Especially given the fact that there’s a new CAP and a nature restoration plan to be developed. Both of which will surely need information like that, which is contained in this review.

If it isn’t a strategy for land use and hasn’t been adopted by the powers that be…then what was the point in it?

Was it a tick the box exercise in the Programme for Government? A page in the document which lists what the report is and is not is in itself informative, because the list of what it is not is a lot longer than the list of what it is.

It states it is “an evidence-based review to propose a framework to inform and support policymakers in their decisions related to future land use patterns in Ireland”. Sounds a lot like this is something that will be thumbed over a lot in the coming years by advisers and ministers.

Elsewhere, the Teagasc National Farm Survey was published on Monday. It shows that last year was a record-breaking one for incomes in the suckler and sheep sectors, and that incomes across all sectors were up.

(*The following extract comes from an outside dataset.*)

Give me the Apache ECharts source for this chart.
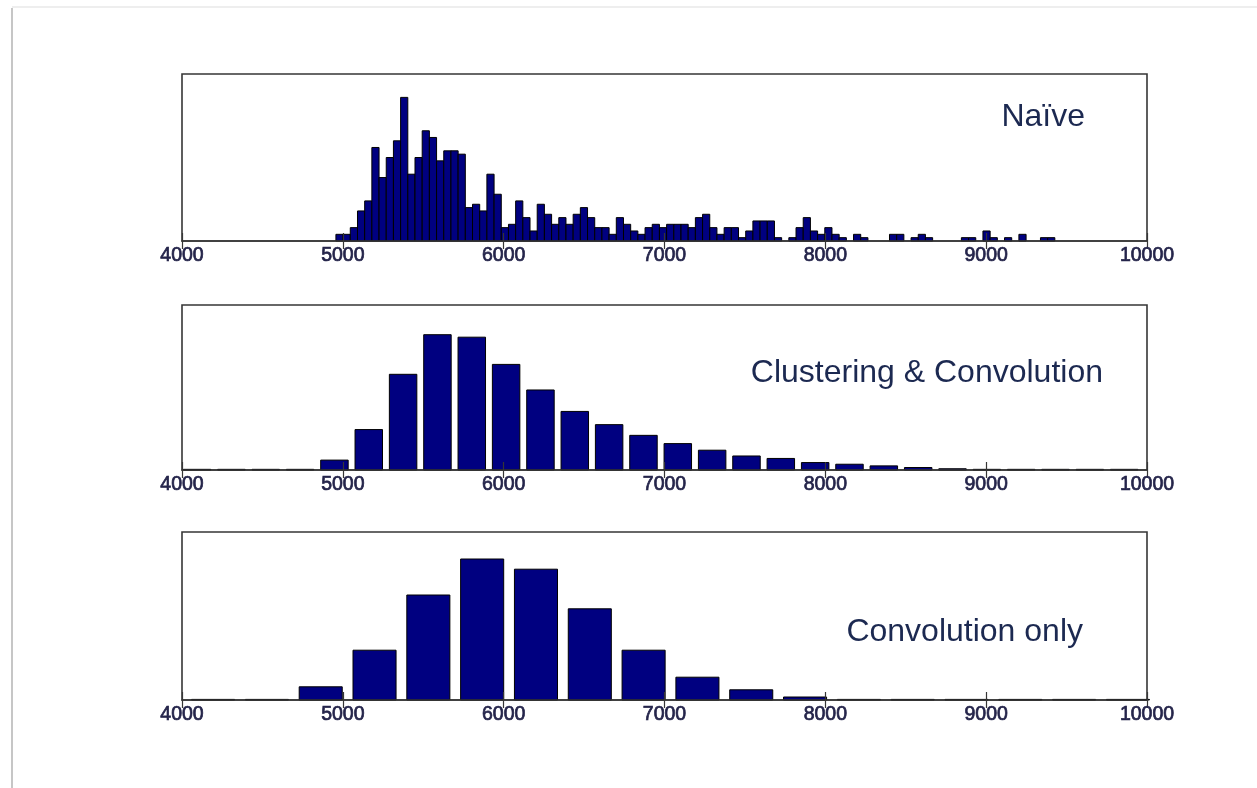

It is, as always, a mine of hard statistics and facts on which sound policy must always be based.

However, what farmers will take from all of the reports this week is that the only hard statistic is that there is more uncertainty ahead.

Dairy farmers have no idea where their cow numbers might sit in three years’ time as a result of the nitrates derogation and the sector’s future farm payments are up in the air given the ongoing CAP reform. Thinking of handing over the farm to a son or daughter?

There’s no retirement or succession scheme there for you…but there might be one in a couple of years’ time.

The Dealer is certain farmers would like hard statistics and facts on all of the above, rather than another batch of reports left to gather dust on the shelf.